Further SAN mis-use reported to TPB
A further 90 tax practitioners have either deliberately or mistakenly mis-used an SMSF auditor number, with the ATO detecting over a thousand instances of potential fraud. Criminal prosecution has begun against one tax agent.
The ATO noted 74 tax agents, representing 106 funds, had failed to respond to a follow-up request in December 2019 and will now be referred to the TPB, along with 15 tax agents who had already been referred to the TPB in 2019/20 after the ATO found 154 funds deliberately misreported an auditor’s SAN.
“Some practitioners have fraudulently charged clients for audits that didn’t occur and some have even prepared false audit reports with forged auditor signatures,” a recent ATO report said.
“We’ve also referred tax agents for prosecution action in more serious cases of deliberate SAN misuse, including where agents have retained audit fees without arranging an SMSF audit or have forged auditors’ signatures on the audit report.

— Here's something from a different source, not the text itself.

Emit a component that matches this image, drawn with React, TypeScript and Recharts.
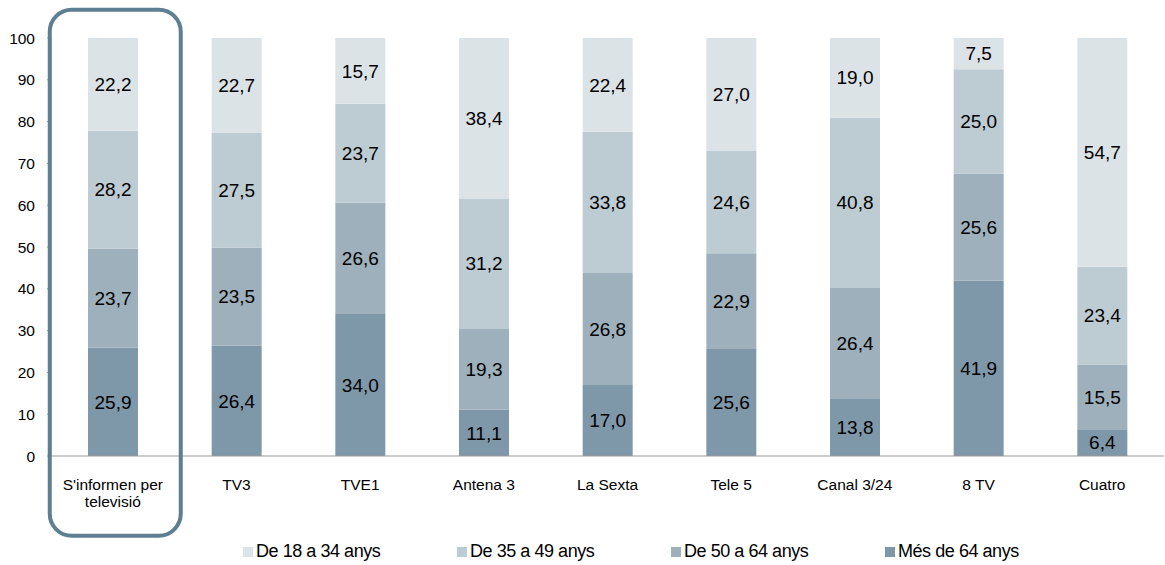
import { BarChart, Bar, XAxis, YAxis, LabelList } from "recharts";

const categories = [
  "S'informen per televisió",
  "TV3",
  "TVE1",
  "Antena 3",
  "La Sexta",
  "Tele 5",
  "Canal 3/24",
  "8 TV",
  "Cuatro",
];

// bottom to top of each stack
const mes64 = [25.9, 26.4, 34.0, 11.1, 17.0, 25.6, 13.8, 41.9, 6.4];
const de50a64 = [23.7, 23.5, 26.6, 19.3, 26.8, 22.9, 26.4, 25.6, 15.5];
const de35a49 = [28.2, 27.5, 23.7, 31.2, 33.8, 24.6, 40.8, 25.0, 23.4];
const de18a34 = [22.2, 22.7, 15.7, 38.4, 22.4, 27.0, 19.0, 7.5, 54.7];

const yTicks = [0, 10, 20, 30, 40, 50, 60, 70, 80, 90, 100];

const series = [
  { key: "de18a34", name: "De 18 a 34 anys", color: "#DCE3E7" },
  { key: "de35a49", name: "De 35 a 49 anys", color: "#BDCBD2" },
  { key: "de50a64", name: "De 50 a 64 anys", color: "#9DB0BC" },
  { key: "mes64", name: "Més de 64 anys", color: "#7E98A9" },
];

const data = categories.map((name, i) => ({
  name,
  idx: i + 0.5,
  mes64: mes64[i],
  de50a64: de50a64[i],
  de35a49: de35a49[i],
  de18a34: de18a34[i],
}));

const FONT = "'Liberation Sans', Arial, sans-serif";

const fmt = (v: any) => Number(v).toFixed(1).replace(".", ",");

const CategoryTick = ({ x, y, payload }: any) => {
  const s: string = payload.value;
  let lines = [s];
  if (s.length > 14) {
    const cut = s.lastIndexOf(" ");
    lines = [s.slice(0, cut), s.slice(cut + 1)];
  }
  return (
    <text x={x} y={y} textAnchor="middle" fontFamily={FONT} fontSize={15.5} fill="#000">
      {lines.map((l, i) => (
        <tspan key={i} x={x} dy={i === 0 ? 26 : 17}>
          {l}
        </tspan>
      ))}
    </text>
  );
};

const stackOrder = ["mes64", "de50a64", "de35a49", "de18a34"];

export default function App() {
  return (
    <div style={{ position: "absolute", left: 0, top: 0, width: 1165, height: 565, background: "#fff" }}>
      <BarChart
        width={1165}
        height={565}
        data={data}
        margin={{ top: 38, right: 1, left: 0, bottom: 0 }}
        barCategoryGap={0}
      >
        <XAxis
          xAxisId="bounds"
          type="number"
          dataKey="idx"
          domain={[0, 9]}
          ticks={[0, 1, 2, 3, 4, 5, 6, 7, 8, 9]}
          height={0}
          axisLine={false}
          tick={false}
          tickLine={{ stroke: "#999" }}
          tickSize={4}
        />
        <XAxis
          dataKey="name"
          height={109}
          interval={0}
          tickLine={false}
          axisLine={{ stroke: "#999" }}
          tick={<CategoryTick />}
        />
        <YAxis
          width={51}
          domain={[0, 100]}
          ticks={yTicks}
          allowDataOverflow
          axisLine={{ stroke: "#999" }}
          tickLine={{ stroke: "#999" }}
          tickSize={4}
          tickMargin={12}
          tick={{ fontFamily: FONT, fontSize: 15.5, fill: "#000" }}
        />
        {stackOrder.map((k) => {
          const s = series.find((x) => x.key === k)!;
          return (
            <Bar key={k} dataKey={k} name={s.name} stackId="a" fill={s.color} barSize={50} isAnimationActive={false}>
              <LabelList
                dataKey={k}
                position="center"
                formatter={fmt}
                style={{ fontFamily: FONT, fontSize: 19, fill: "#000" }}
              />
            </Bar>
          );
        })}
      </BarChart>

      <div
        style={{
          position: "absolute",
          left: 51.5 - 2,
          top: 12 - 2,
          width: 179 - 51.5,
          height: 534 - 12,
          border: "4.5px solid #5E7F92",
          borderRadius: 24,
          boxSizing: "content-box",
          transform: "translate(-2.25px, -2.25px)",
          pointerEvents: "none",
        }}
      />

      <div
        style={{
          position: "absolute",
          left: 243,
          top: 541,
          display: "flex",
          fontFamily: FONT,
          fontSize: 18,
          color: "#000",
        }}
      >
        {series.map((s) => (
          <div key={s.key} style={{ width: 214, display: "flex", alignItems: "center" }}>
            <span style={{ width: 10, height: 10, background: s.color, marginRight: 3, display: "inline-block" }} />
            <span style={{ letterSpacing: -0.45 }}>{s.name}</span>
          </div>
        ))}
      </div>
    </div>
  );
}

So far, criminal prosecution action has begun against one tax agent,” it said.
The SMSF audit community has long been concerned at gaps in the system which mean there is no efficient reconciliation between actual audits undertaken by an auditor and SMSF tax returns using the same auditor number.
In effect, mis-use of a SMSF auditor number (SAN) amounts to the auditor’s identity / authority being misrepresented by the tax practitioner, with both the ATO and Trustees lured into believing an SMSF is compliant and protected when in fact no valid audit has been undertaken. Surely in this digital era, the profession of SMSF auditing should not fall prey to catfish-like false portrayal of identity.
The ATO’s recent campaign on intentional and inadvertent mis-use of auditor numbers has revealed 1445 instances of potential SAN misuse. These figures come from 420 auditors who reported mis-use after an ATO mail-out to 5,446 SMSF auditors, meaning that nearly 8% identified misuse of their auditor numbers.
We might safely assume that not every auditor included in the mail-out invested the time required to cross-check the ATO list against their own audit lists, so we suspect this may only be the tip of the iceberg.
Need for a better system
Although the current manual reconciliation process is inefficient and needs improvement, it is better than the previous situation where an auditor remained unaware of how and when their SAN had been used.
Surely in a post-Royal Commission environment, greater care, accuracy and honesty is required across the industry. Systematically, the potential for auditor numbers to be used without the authority of the auditor must be stopped. Quality, independent audits are a cornerstone of a sustainable SMSF industry.
Respect for audits
Importantly, compliance needs to be seen – not as a burden / cost centre – but rather in playing a valuable role in protecting retirement savings and also protecting the brand reputation of Accounting firms. At SaulSMSF, we want to work with people who hold their clients’ best interests at heart and who respect the value-add of the audit process.